Applications of Phonons

• It is used in the study of different properties of matter like thermal and electrical conductivity.
• Phonons are also used to cool down the temperatures of electronic devices by just dissipating the heat around the whole lattice.

Conclusion

We learned about both of the particles and get to know that, both photons and phonons are very similar to each other but with many differences between them. Both of them have their significance and applications in the real world. The photoelectric effect and Crompton effect verify the existence of photons in the world, on the other hand, many theories forcefully try to prove that without the presence of phonons, some of the phenomena in nature can never be explained, like the specific heat of solid at zero temperature is zero. With the evolution of science and technology, we hope in the future, we have some theories that will prove the existence of phonons in nature.

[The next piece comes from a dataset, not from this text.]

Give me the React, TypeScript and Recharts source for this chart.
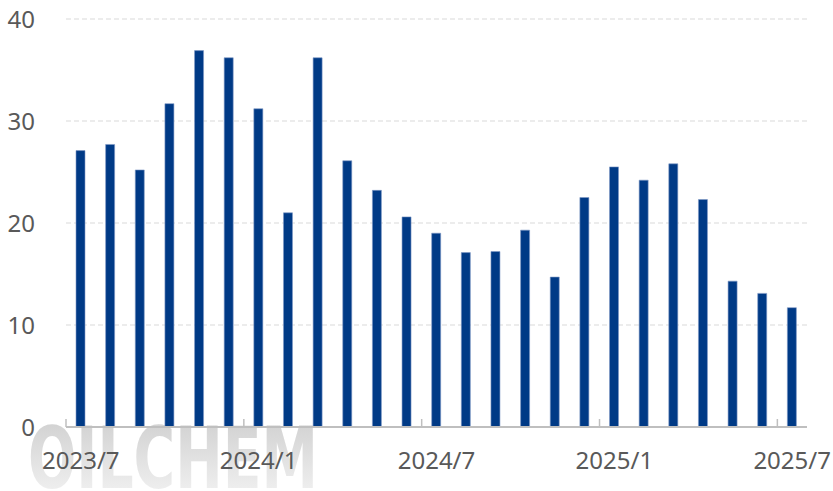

Frequently Asked Questions

Q.1: Does photon and phonon refers to the same thing?

Answer:

No, photons represent the quanta of electromagnetic energy, and on the other hand, phonons represent the quanta of vibrational mechanical energy.

Q.2. Do phonons also interact with each other, just like photons?

Answer:

Yes, phonons also interact with each other just like photons. And their interaction is considered scattering.

Q.3. What is the value of chemical potential for both photons and phonons?

Answer:

The value of chemical potential μ = 0 for both photons and phonons.

Q.4. Why the rest mass of the photons is zero?

Answer:

Because the formula for calculating the effective mass:

m = m_o/√ (1 -v²/c²) ,

• where m = effective mass
• m_o = rest mass
• v = velocity of photons
• c = speed of light

When we are calculating the rest mass, the velocity of the photon is equal to the speed of light. Therefore v=c. And hence, the mass would become infinite, which is not possible. That’s why the rest mass of the photon is considered to be zero.